A collective volume entitled Humanitarian Admission to Europe: The Law between Promises and Constraints edited by Marie-Claire Foblets and VULNER scientific coordinator Luc Leboeuf has been published by Nomos and Hart Publishing. Bringing together contributions from legal scholars and practitioners, the book broadens the discussion of the extent to which policy controversies regarding humanitarian admission to Europe are channeled and managed through law.
The book is divided into four parts.
The first part identifies the international and European legal obligations that are binding for both the EU and the Member States, and the constraints they impose – potentially and actually – when dealing with migrants located outside EU territory.
The second part studies the legal framework of humanitarian admission in three Member States (Germany, Italy, and Belgium), as well as the related procedures and practices.
The third part focuses on the experiences of those seeking humanitarian admission, including how they mobilize the law to obtain legal access to Europe. It presents the results of ethnographic fieldwork conducted among refugees in a camp in Uganda who are seeking resettlement, as well as the testimony of the lawyer who defended a Syrian family applying for a humanitarian visa in Belgium in a landmark case that was litigated before the CJEU (X. and X. v. Belgium).
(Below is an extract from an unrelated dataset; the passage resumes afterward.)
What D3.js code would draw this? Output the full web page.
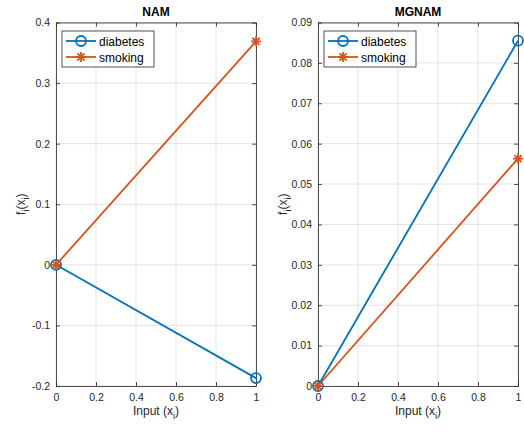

The fourth part discusses the prospects for future developments in the EU legal and policy framework, including attempts at reforming the EU Visa Code and establishing a Union resettlement framework.
The book includes a contribution from Sylvie Sarolea, leader of the Belgian team of the VULNER project, which discusses the deficiencies in the current international and EU legal frameworks regarding the protection of migrants outside the EU. Taking a critical perspective, she draws connections with the broader issue access to justice.